Lifelover - Sjukdom
Review
“Sjukdom” bedeutet Krankheit. Und nichts anderes ist das neue und vierte Album der schwedischen Meister des extremen Metals, LIFELOVER. Eine Krankheit, ein Virus, das sich durch die Gehörgänge in den Geist des Hörers frisst, sich einnistet, ihn infiziert und betäubt und versucht, ihn in den Wahnsinn zu treiben, in tiefe Depressionen zu stürzen, ihm die äußersten Abgründe und die Sinnlosigkeit des menschlichen Daseins aufzuzeigen und ihm misanthropische, suizidale Gedanken einzupflanzen.
Schon immer verstanden es die Schweden, pechschwarze Emotionen in depressive Klänge zu bannen, doch noch nie klangen LIFELOVER so verstörend, so geisteskrank, so abgrundtief hässlich und zugleich bittersüß bezaubernd wie auf “Sjukdom”. Zermürbend gleichförmige, aber genau deshalb so beängstigende und wirkungsvolle Riffgewitter brechen über dem Hörer ein und walzen ihn ein ums andere Mal nieder, während die irrsinnigen, befremdlichen, geradezu besessenen Schreie und gesprochenen Passagen von ( ) und B unentwegt auf ihn einprasseln und ihn zu durchdringen und zu verängstigen versuchen. Melancholische Piano-Melodien stürzen den Hörer immer wieder in tiefste Trauer und Wehmütigkeit, nur um ihn kurz darauf in einem kurzen lichten Moment wieder Hoffnung schöpfen zu lassen. Ruhige Depressive/Post Rock-Zwischenparts lassen den von der Krankheit Befallenen augenscheinlich aufatmen, rauben ihm jedoch hinterlistig, unterschwellig an ihm zehrend auch den letzten Rest Verstand.
Nach einer knappen Stunde schließlich erlöst “Sjukdom” den Hörer, entlässt ihn aus dem Wahnsinn und gibt ihm Gelegenheit, sich von der Tortur zu erholen.

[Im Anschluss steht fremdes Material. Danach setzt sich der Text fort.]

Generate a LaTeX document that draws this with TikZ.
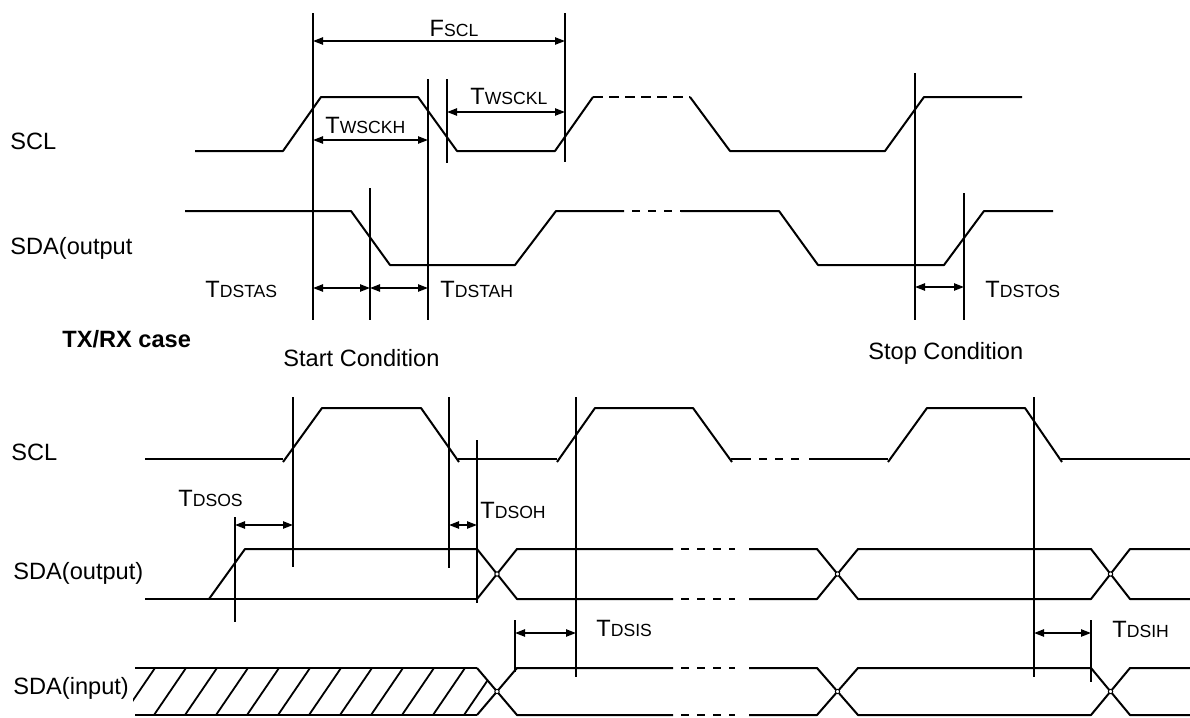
\documentclass[tikz,border=0pt]{standalone}
\usepackage{fontspec}
\setmainfont{Liberation Sans}
\usepackage{tikz}
\usetikzlibrary{arrows.meta}

\newcommand{\tsub}[2]{#1{\fontsize{8.8}{10}\selectfont #2}}

\begin{document}
\begin{tikzpicture}[>={Triangle[length=5pt,width=3.6pt]},x=0.5pt,y=-0.5pt,
        font=\fontsize{11.8}{14}\selectfont,
        sig/.style={line width=1pt,line join=round},
        guide/.style={line width=0.9pt},
        dim/.style={<->,line width=0.9pt},
        lbl/.style={anchor=west,inner sep=0pt},
        gapline/.style={sig,dash pattern=on 4pt off 4pt}]

    \useasboundingbox (0,0) rectangle (1190,718);

    \node[lbl] (sclA) at (10,141) {SCL};
    \node[lbl] (sdaA) at (10,248) {SDA(output};
    \node[lbl,font=\fontsize{11.8}{14}\selectfont\bfseries] (txrx) at (62,339) {TX/RX case};
    \node[lbl] (start) at (283,358) {Start Condition};
    \node[lbl] (stop) at (868,353) {Stop Condition};
    \node[inner sep=0pt] (fscl) at (454,28) {\tsub{F}{SCL}};
    \node[lbl] (twsckh) at (325,125) {\tsub{T}{WSCKH}};
    \node[lbl] (twsckl) at (470,96) {\tsub{T}{WSCKL}};
    \node[lbl] (tdstas) at (205,289) {\tsub{T}{DSTAS}};
    \node[lbl] (tdstah) at (440,289) {\tsub{T}{DSTAH}};
    \node[lbl] (tdstos) at (985,289) {\tsub{T}{DSTOS}};

    \draw[sig] (195,151) -- (283,151) -- (321,97) -- (418,97) -- (457,151) -- (555,151) -- (593,97);
    \draw[sig,dash pattern=on 5pt off 3pt] (593,97) -- (690,97);
    \draw[sig] (690,97) -- (730,151) -- (885,151) -- (924,97) -- (1022,97);

    \draw[sig] (185,211) -- (351,211) -- (390,265) -- (515,265) -- (556,211) -- (624,211);
    \draw[gapline] (632,211) -- (681,211);
    \draw[sig] (681,211) -- (779,211) -- (818,265) -- (944,265) -- (984,211) -- (1053,211);

    \foreach \x/\a/\b in {313/13/320, 565/13/162, 428/79/320, 447/79/163,
                          370/188/320, 915/73/320, 964/193/320}
        \draw[guide] (\x,\a) -- (\x,\b);

    \draw[dim] (313,41) -- (565,41);
    \draw[dim] (313,140) -- (428,140);
    \draw[dim] (447,112) -- (565,112);
    \draw[dim] (313,288) -- (370,288);
    \draw[dim] (370,288) -- (428,288);
    \draw[dim] (915,287) -- (964,287);

    \node[lbl] (sclB) at (11,452) {SCL};
    \node[lbl] (sdaoB) at (13,573) {SDA(output)};
    \node[lbl] (sdaiB) at (13,688) {SDA(input)};
    \node[lbl] (tdsos) at (178,498) {\tsub{T}{DSOS}};
    \node[lbl] (tdsoh) at (480,510) {\tsub{T}{DSOH}};
    \node[lbl] (tdsis) at (596,628) {\tsub{T}{DSIS}};
    \node[lbl] (tdsih) at (1112,629) {\tsub{T}{DSIH}};

    \draw[sig] (145,459) -- (283,459);
    \draw[sig] (283,462) -- (322,408) -- (421,408) -- (459,462);
    \draw[sig] (458,459) -- (557,459);
    \draw[sig] (557,462) -- (595,408) -- (693,408) -- (732,462);
    \draw[sig] (731,459) -- (751,459);
    \draw[gapline] (759,459) -- (801,459);
    \draw[sig] (809,459) -- (888,459);
    \draw[sig] (888,462) -- (927,408) -- (1025,408) -- (1062,462);
    \draw[sig] (1061,459) -- (1190,459);

    \foreach \x/\a/\b in {293/397/567, 449/397/568, 477/440/603, 576/397/677,
                          1034/397/677, 235/517/622, 515/620/672, 1091/620/682}
        \draw[guide] (\x,\a) -- (\x,\b);

    \draw[dim] (235,525) -- (293,525);
    \draw[dim] (449,525) -- (477,525);
    \draw[dim] (515,633) -- (576,633);
    \draw[dim] (1034,633) -- (1091,633);

    \draw[sig] (145,599) -- (477,599);
    \draw[sig] (209,599) -- (245,549) -- (477,549);

    \draw[sig] (135,668) -- (477,668);
    \draw[sig] (135,715) -- (477,715);
    \begin{scope}
        \clip (133,668) -- (477,668) -- (497,691.5) -- (477,715) -- (133,715) -- cycle;
        \foreach \t in {0,...,11}
            \draw[guide] (123+31*\t,715) -- (155+31*\t,668);
    \end{scope}

    \foreach \h/\l in {549/599, 668/715}{
        \draw[sig] (477,\h) -- (517,\l) -- (673,\l);
        \draw[sig] (477,\l) -- (517,\h) -- (673,\h);
        \draw[gapline] (681,\h) -- (735,\h) (681,\l) -- (735,\l);
        \draw[sig] (749,\h) -- (817,\h) -- (858,\l) -- (1091,\l) -- (1130,\h) -- (1190,\h);
        \draw[sig] (749,\l) -- (817,\l) -- (858,\h) -- (1091,\h) -- (1130,\l) -- (1190,\l);
        \foreach \c in {497,837.5,1110.5}
            \draw[line width=0.5pt,fill=white] (\c,{(\h+\l)/2}) circle[radius=1.1pt];
    }

\end{tikzpicture}
\end{document}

Nicht jedoch, ohne ein bleibendes Gefühl von Leere und Einsamkeit zu hinterlassen. Für Fans von LIFELOVER ein Pflichtkauf, Interessierte sollten sich jedoch darauf gefasst machen, sich diesem Bastard von einem Album nur sehr langsam annähern zu können.
Einziger Kritikpunkt: Auch wenn es den Schweden fast immer gelingt, einzelne Riffs und Passagen ins schier unermessliche zu dehnen, um die Spannung zu steigern, so reißen diese doch ab uns an beim Dehnen ein wenig ein, wirken zu krampfhaft in die Länge gezogen, worunter die ansonsten so dichte, fast greifbare Atmosphäre zeitweise leidet.